Task directions: Repeat the material exactly as it appears.

——————————

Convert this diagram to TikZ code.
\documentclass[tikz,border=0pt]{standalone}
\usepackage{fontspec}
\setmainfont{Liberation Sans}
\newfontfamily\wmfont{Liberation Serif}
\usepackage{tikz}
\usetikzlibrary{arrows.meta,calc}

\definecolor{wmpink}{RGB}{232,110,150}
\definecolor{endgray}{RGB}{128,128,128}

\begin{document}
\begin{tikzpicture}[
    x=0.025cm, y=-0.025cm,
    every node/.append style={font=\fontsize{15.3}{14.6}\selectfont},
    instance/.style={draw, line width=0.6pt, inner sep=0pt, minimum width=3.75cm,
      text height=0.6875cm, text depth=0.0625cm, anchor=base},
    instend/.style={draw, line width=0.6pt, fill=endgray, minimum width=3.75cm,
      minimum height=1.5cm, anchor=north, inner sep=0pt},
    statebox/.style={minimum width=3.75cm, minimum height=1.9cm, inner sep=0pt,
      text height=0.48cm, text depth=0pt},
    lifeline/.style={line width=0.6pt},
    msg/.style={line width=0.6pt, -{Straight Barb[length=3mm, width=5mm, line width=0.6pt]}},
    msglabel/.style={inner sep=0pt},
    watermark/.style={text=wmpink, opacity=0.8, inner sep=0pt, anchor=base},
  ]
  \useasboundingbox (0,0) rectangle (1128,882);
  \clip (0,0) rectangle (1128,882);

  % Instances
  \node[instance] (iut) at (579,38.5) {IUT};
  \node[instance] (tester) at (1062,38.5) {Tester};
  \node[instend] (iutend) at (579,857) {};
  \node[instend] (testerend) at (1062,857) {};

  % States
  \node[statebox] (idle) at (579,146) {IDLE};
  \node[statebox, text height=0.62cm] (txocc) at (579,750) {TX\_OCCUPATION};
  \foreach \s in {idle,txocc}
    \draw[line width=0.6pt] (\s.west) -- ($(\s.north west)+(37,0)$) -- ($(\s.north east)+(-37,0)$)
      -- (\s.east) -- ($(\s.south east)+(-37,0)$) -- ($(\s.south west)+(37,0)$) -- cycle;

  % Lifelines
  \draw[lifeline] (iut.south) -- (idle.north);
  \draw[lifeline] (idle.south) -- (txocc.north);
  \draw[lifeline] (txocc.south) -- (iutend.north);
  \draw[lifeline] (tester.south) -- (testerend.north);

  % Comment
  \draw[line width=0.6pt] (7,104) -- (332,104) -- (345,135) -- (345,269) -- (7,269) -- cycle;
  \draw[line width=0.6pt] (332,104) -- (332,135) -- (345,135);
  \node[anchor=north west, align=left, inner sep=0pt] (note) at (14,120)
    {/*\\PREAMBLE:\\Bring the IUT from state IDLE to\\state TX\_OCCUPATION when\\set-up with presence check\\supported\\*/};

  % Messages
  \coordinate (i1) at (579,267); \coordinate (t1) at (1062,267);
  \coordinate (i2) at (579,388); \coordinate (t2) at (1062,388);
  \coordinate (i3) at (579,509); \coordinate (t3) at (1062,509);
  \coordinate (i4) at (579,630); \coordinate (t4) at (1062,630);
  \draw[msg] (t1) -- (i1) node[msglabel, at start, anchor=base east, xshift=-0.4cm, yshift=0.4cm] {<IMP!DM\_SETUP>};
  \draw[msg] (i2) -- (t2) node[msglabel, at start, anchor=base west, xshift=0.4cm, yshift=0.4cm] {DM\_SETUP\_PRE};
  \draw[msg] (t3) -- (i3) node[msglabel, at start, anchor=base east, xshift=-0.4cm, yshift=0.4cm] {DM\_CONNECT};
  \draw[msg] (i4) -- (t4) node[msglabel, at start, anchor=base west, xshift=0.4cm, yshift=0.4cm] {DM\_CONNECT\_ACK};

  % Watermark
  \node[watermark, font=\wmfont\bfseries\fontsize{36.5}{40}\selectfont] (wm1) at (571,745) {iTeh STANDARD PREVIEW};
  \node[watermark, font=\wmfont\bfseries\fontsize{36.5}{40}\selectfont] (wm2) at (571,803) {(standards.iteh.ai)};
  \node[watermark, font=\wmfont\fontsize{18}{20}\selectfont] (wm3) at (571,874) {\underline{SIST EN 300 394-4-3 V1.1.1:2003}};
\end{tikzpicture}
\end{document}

——————————

Written answer:
Convert this diagram to TikZ code.
\documentclass[tikz,border=0pt]{standalone}
\usepackage{fontspec}
\setmainfont{Liberation Sans}
\newfontfamily\wmfont{Liberation Serif}
\usepackage{tikz}
\usetikzlibrary{arrows.meta,calc}

\definecolor{wmpink}{RGB}{232,110,150}
\definecolor{endgray}{RGB}{128,128,128}

\begin{document}
\begin{tikzpicture}[
    x=0.025cm, y=-0.025cm,
    every node/.append style={font=\fontsize{15.3}{14.6}\selectfont},
    instance/.style={draw, line width=0.6pt, inner sep=0pt, minimum width=3.75cm,
      text height=0.6875cm, text depth=0.0625cm, anchor=base},
    instend/.style={draw, line width=0.6pt, fill=endgray, minimum width=3.75cm,
      minimum height=1.5cm, anchor=north, inner sep=0pt},
    statebox/.style={minimum width=3.75cm, minimum height=1.9cm, inner sep=0pt,
      text height=0.48cm, text depth=0pt},
    lifeline/.style={line width=0.6pt},
    msg/.style={line width=0.6pt, -{Straight Barb[length=3mm, width=5mm, line width=0.6pt]}},
    msglabel/.style={inner sep=0pt},
    watermark/.style={text=wmpink, opacity=0.8, inner sep=0pt, anchor=base},
  ]
  \useasboundingbox (0,0) rectangle (1128,882);
  \clip (0,0) rectangle (1128,882);

  % Instances
  \node[instance] (iut) at (579,38.5) {IUT};
  \node[instance] (tester) at (1062,38.5) {Tester};
  \node[instend] (iutend) at (579,857) {};
  \node[instend] (testerend) at (1062,857) {};

  % States
  \node[statebox] (idle) at (579,146) {IDLE};
  \node[statebox, text height=0.62cm] (txocc) at (579,750) {TX\_OCCUPATION};
  \foreach \s in {idle,txocc}
    \draw[line width=0.6pt] (\s.west) -- ($(\s.north west)+(37,0)$) -- ($(\s.north east)+(-37,0)$)
      -- (\s.east) -- ($(\s.south east)+(-37,0)$) -- ($(\s.south west)+(37,0)$) -- cycle;

  % Lifelines
  \draw[lifeline] (iut.south) -- (idle.north);
  \draw[lifeline] (idle.south) -- (txocc.north);
  \draw[lifeline] (txocc.south) -- (iutend.north);
  \draw[lifeline] (tester.south) -- (testerend.north);

  % Comment
  \draw[line width=0.6pt] (7,104) -- (332,104) -- (345,135) -- (345,269) -- (7,269) -- cycle;
  \draw[line width=0.6pt] (332,104) -- (332,135) -- (345,135);
  \node[anchor=north west, align=left, inner sep=0pt] (note) at (14,120)
    {/*\\PREAMBLE:\\Bring the IUT from state IDLE to\\state TX\_OCCUPATION when\\set-up with presence check\\supported\\*/};

  % Messages
  \coordinate (i1) at (579,267); \coordinate (t1) at (1062,267);
  \coordinate (i2) at (579,388); \coordinate (t2) at (1062,388);
  \coordinate (i3) at (579,509); \coordinate (t3) at (1062,509);
  \coordinate (i4) at (579,630); \coordinate (t4) at (1062,630);
  \draw[msg] (t1) -- (i1) node[msglabel, at start, anchor=base east, xshift=-0.4cm, yshift=0.4cm] {<IMP!DM\_SETUP>};
  \draw[msg] (i2) -- (t2) node[msglabel, at start, anchor=base west, xshift=0.4cm, yshift=0.4cm] {DM\_SETUP\_PRE};
  \draw[msg] (t3) -- (i3) node[msglabel, at start, anchor=base east, xshift=-0.4cm, yshift=0.4cm] {DM\_CONNECT};
  \draw[msg] (i4) -- (t4) node[msglabel, at start, anchor=base west, xshift=0.4cm, yshift=0.4cm] {DM\_CONNECT\_ACK};

  % Watermark
  \node[watermark, font=\wmfont\bfseries\fontsize{36.5}{40}\selectfont] (wm1) at (571,745) {iTeh STANDARD PREVIEW};
  \node[watermark, font=\wmfont\bfseries\fontsize{36.5}{40}\selectfont] (wm2) at (571,803) {(standards.iteh.ai)};
  \node[watermark, font=\wmfont\fontsize{18}{20}\selectfont] (wm3) at (571,874) {\underline{SIST EN 300 394-4-3 V1.1.1:2003}};
\end{tikzpicture}
\end{document}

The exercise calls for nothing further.